Example: Average class size

Goal: Figure out the average class size seen by each student.

  • enroll comes from Courses table.
  • Student (sid) comes from Grades.
  • sessionID is in both tables.
Grades %>%
  left_join(Courses) %>% sample_n(size=4)
sid grade sessionID dept level sem enroll iid
4043 S32061 B+ session3644 K 300 SP2005 18 inst239
1536 S31518 AU session2901 J 100 FA2003 22 inst224
1844 S31587 B- session3191 b 200 SP2004 10 inst403
3593 S31962 B session3821 W 300 SP2005 24 inst138

Once Courses and Grades are joined, it’s straightforward to find the average enrollment seen by each student.

AveClassEachStudent <- Grades %>% 
  left_join(Courses) %>%
  group_by(sid) %>%
  summarise(ave_enroll = mean(enroll, na.rm=TRUE))
sid ave_enroll
S31626 27.64286
S32007 22.23077
S31905 26.73333

Statistical Digression

Why are these numbers different?

AveClassEachStudent %>% summarise(average = mean(ave_enroll))

average

23.60299

Courses %>% summarise(average = mean(enroll))

average

21.16531

Establishing a match between cases

A match between a case in the left table and a case in the right table is made based on the values in pairs of corresponding variables.

  • You specify which pairs to use.
  • A pair is a variable from the left table and a variable from the right table.
  • Cases must have exactly equal values in the left variable and right variable for a match to be made.

Example:

Grades %>% 
  left_join(Courses, by = c(sessionID = "sessionID")) %>%
  head(4)
sid grade sessionID dept level sem enroll iid
S31185 D+ session1784 M 100 FA1991 22 inst265
S31185 B+ session1785 k 100 FA1991 52 inst458
S31185 A- session1791 J 100 FA1993 22 inst223
S31185 B+ session1792 J 300 FA1993 20 inst235

The default value of by= is all variables with the same names in both tables.
- This is not reliable unless you’ve checked.

Kinds of join

Different kinds of join have different answers to these questions.

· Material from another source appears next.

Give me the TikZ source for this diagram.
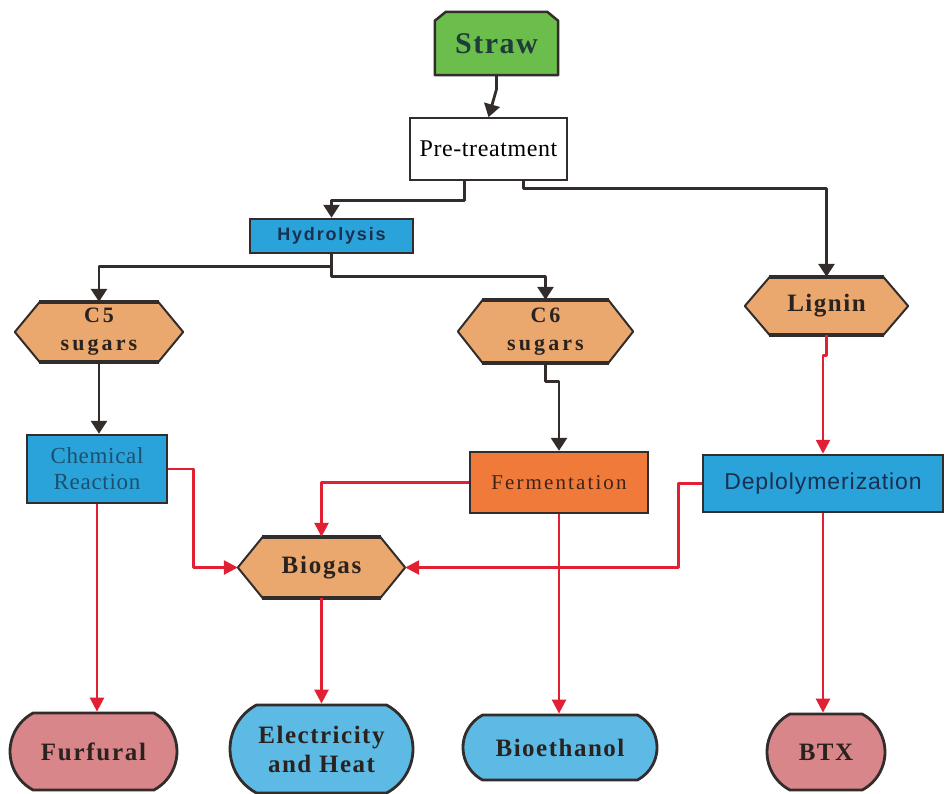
\documentclass[tikz,border=0pt]{standalone}
\usepackage{fontspec}
\setmainfont{Liberation Serif}
\newfontfamily\sansf{Liberation Sans}
\usetikzlibrary{arrows.meta,shapes.misc,backgrounds}

\definecolor{strawgreen}{RGB}{108,190,76}
\definecolor{hexorange}{RGB}{234,168,110}
\definecolor{procblue}{RGB}{41,163,218}
\definecolor{fermorange}{RGB}{240,122,58}
\definecolor{prodpink}{RGB}{217,134,138}
\definecolor{prodblue}{RGB}{92,186,228}
\definecolor{flowred}{RGB}{226,32,52}
\definecolor{inkdark}{RGB}{50,44,42}
\definecolor{textdark}{RGB}{42,34,30}
\definecolor{strawtext}{RGB}{30,60,58}
\definecolor{navytext}{RGB}{26,48,80}
\definecolor{tealtext}{RGB}{28,80,110}
\definecolor{browntext}{RGB}{62,36,24}

% size, baseline skip, letter spacing
\newcommand\nfont[3]{\fontsize{#1}{#2}\selectfont\addfontfeature{LetterSpace=#3}}

\begin{document}
\begin{tikzpicture}[x=1pt,y=-1pt,
  shapebox/.style={inner sep=0pt, align=center, text=textdark},
  rectbox/.style={draw=inkdark, line width=2.5pt, inner sep=0pt, align=center},
  endcap/.style={rounded rectangle, rounded rectangle arc length=124,
    draw=inkdark, line width=2.8pt, inner sep=0pt, align=center, text=textdark},
  hexpath/.style={fill=hexorange, draw=inkdark, line width=2pt, line join=round},
  hexedge/.style={draw=inkdark, line width=3.5pt},
  darkflow/.style={draw=inkdark, line width=2.8pt, line join=round,
    -{Triangle[width=16pt,length=13pt]}},
  redflow/.style={draw=flowred, line width=2.6pt, line join=round,
    -{Triangle[width=14pt,length=14pt]}},
]
\useasboundingbox (0,0) rectangle (950,793);

% ---- source and process boxes ----
\node[shapebox, minimum width=123pt, minimum height=63pt, text=strawtext,
  font={\bfseries\nfont{30}{34}{5}}]
  (straw) at (496.5,43.5) {Straw};
\node[rectbox, line width=1.6pt, fill=white, minimum width=157pt, minimum height=62pt,
  font={\nfont{24}{28}{2.5}}]
  (pre) at (488.5,149) {Pre-treatment};
\node[rectbox, fill=procblue, minimum width=163pt, minimum height=34pt, text=navytext,
  font={\sansf\bfseries\nfont{18}{20}{10}}]
  (hydro) at (331.5,236) {Hydrolysis};

% ---- sugar and lignin fractions ----
\node[shapebox, minimum width=168pt, minimum height=60pt,
  font={\bfseries\nfont{22}{28}{14}}]
  (c5) at (99,332) {C5\\sugars};
\node[shapebox, minimum width=175pt, minimum height=63pt,
  font={\bfseries\nfont{22}{28}{14}}]
  (c6) at (545.5,331.5) {C6\\sugars};
\node[shapebox, minimum width=163pt, minimum height=58pt,
  font={\bfseries\nfont{25}{28}{6}}]
  (lignin) at (826.5,306) {Lignin};

% ---- conversion steps ----
\node[rectbox, fill=procblue, minimum width=140pt, minimum height=68pt, text=tealtext,
  font={\nfont{23}{26}{3}}]
  (chem) at (97,469) {Chemical\\Reaction};
\node[rectbox, fill=fermorange, minimum width=178pt, minimum height=61pt, text=browntext,
  font={\nfont{21}{24}{10}}]
  (ferm) at (559,482.5) {Fermentation};
\node[rectbox, fill=procblue, minimum width=240pt, minimum height=57pt, text=navytext,
  font={\sansf\nfont{23}{26}{4}}]
  (depol) at (823,483.5) {Deplolymerization};
\node[shapebox, minimum width=167pt, minimum height=61pt,
  font={\bfseries\nfont{25}{28}{7}}]
  (biogas) at (321.5,567.5) {Biogas};

% ---- products ----
\node[endcap, fill=prodpink, minimum width=167pt, minimum height=77pt,
  font={\bfseries\nfont{25}{28}{7}}]
  (furfural) at (93.5,751.5) {Furfural};
\node[endcap, fill=prodblue, minimum width=183pt, minimum height=88pt,
  font={\bfseries\nfont{25}{29}{6}}]
  (elec) at (321.5,749) {Electricity\\and Heat};
\node[endcap, fill=prodblue, minimum width=194pt, minimum height=65pt,
  font={\bfseries\nfont{25}{28}{6}}]
  (bioeth) at (560,747.5) {Bioethanol};
\node[endcap, fill=prodpink, minimum width=118pt, minimum height=76pt,
  font={\bfseries\nfont{25}{28}{6}}]
  (btx) at (826,752) {BTX};

% ---- outlines of the custom shapes ----
\begin{scope}[on background layer]
  \filldraw[fill=strawgreen, draw=inkdark, line width=2.5pt, line join=round]
    (straw.south west) -- ([yshift=-9pt]straw.north west)
    -- ([xshift=11pt]straw.north west) -- ([xshift=-11pt]straw.north east)
    -- ([yshift=-9pt]straw.north east) -- (straw.south east) -- cycle;
  \foreach \n in {c5,c6,lignin,biogas}{
    \filldraw[hexpath] (\n.west) -- ([xshift=25pt]\n.north west)
      -- ([xshift=-25pt]\n.north east) -- (\n.east)
      -- ([xshift=-25pt]\n.south east) -- ([xshift=25pt]\n.south west) -- cycle;
    \draw[hexedge] ([xshift=24pt]\n.north west) -- ([xshift=-24pt]\n.north east);
    \draw[hexedge] ([xshift=24pt]\n.south west) -- ([xshift=-24pt]\n.south east);
  }
\end{scope}

% ---- dark connectors ----
\draw[darkflow] (straw.south) -- ++(0,14) -- (pre.north);
\draw[darkflow] ([xshift=-24pt]pre.south) -- ++(0,20) -| (hydro.north);
\draw[darkflow] ([xshift=35pt]pre.south) -- ++(0,8) -| (lignin.north);
\draw[darkflow] (hydro.south) -- ++(0,12) -| (c5.north);
\draw[darkflow] (hydro.south) -- ++(0,22) -| (c6.north);
\draw[darkflow] (c5.south) -- (c5.south |- chem.north);
\draw[darkflow] (c6.south) -- ++(0,18) -| (ferm.north);

% ---- red connectors ----
\draw[redflow] (lignin.south) -- ++(0,20) -| (depol.north);
\draw[redflow] (chem.east) -- ++(25,0) |- (biogas.west);
\draw[redflow] (ferm.west) -| (biogas.north);
\draw[redflow] (depol.west) -- ++(-23,0) |- (biogas.east);
\draw[redflow] (chem.south) -- (chem.south |- furfural.north);
\draw[redflow] (biogas.south) -- (elec.north);
\draw[redflow] (ferm.south) -- (ferm.south |- bioeth.north);
\draw[redflow] (depol.south) -- (depol.south |- btx.north);
\end{tikzpicture}
\end{document}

  • What to do when there is no match between a left case and any right case?
  • What to do when there are multiple matching cases in the right table for a case in the left table?

Most popular joins: left_join() and inner_join()

  1. No match of a left case to a right case
    • left_join() Keep the left case and fill in the new variables with NA
    • inner_join() Discard the left case. Less popular joins:
    • full_join() Keep left case as well as unmatched right cases.
    • semi_join() Discard the left case.
    • anti_join() Keep the left case but discard any left case with a match in the right table
  2. Multiple matches of right cases to a left case
    • left_join() and inner_join() do the same thing: Keep all combinations. Less popular joins:
    • full_join() Keep all combinations.
    • semi_join() Keep just one copy of the left case.
    • anti_join() Discard the left case.

Example: Grade-point averages

Here are three data tables relating student grades in courses at Macalester in 2005

Grades <- read.file("http://tiny.cc/mosaic/grades.csv")
sid grade sessionID
S31185 D+ session1784
Courses <- read.file("http://tiny.cc/mosaic/courses.csv")
sessionID dept level sem enroll iid
session1784 M 100 FA1991 22 inst265
GradePoint <- read.file("http://tiny.cc/mosaic/grade-to-number.csv")
grade gradepoint
A 4

Activity: Which to Join?

For each of these, say what tables you would need to join and what the corresponding variables will be.

  1. How many students in each department?
  2. What fraction of grades are below B+ in each department?
  3. What’s the grade-point average (GPA) for each student?
  4. Grade-point average for each department or instructor
  5. What’s the 95% confidence interval on the GPA for each student?
  6. (Statistically more sophisticated) To what extent does the grade reflect the student or the department or instructor?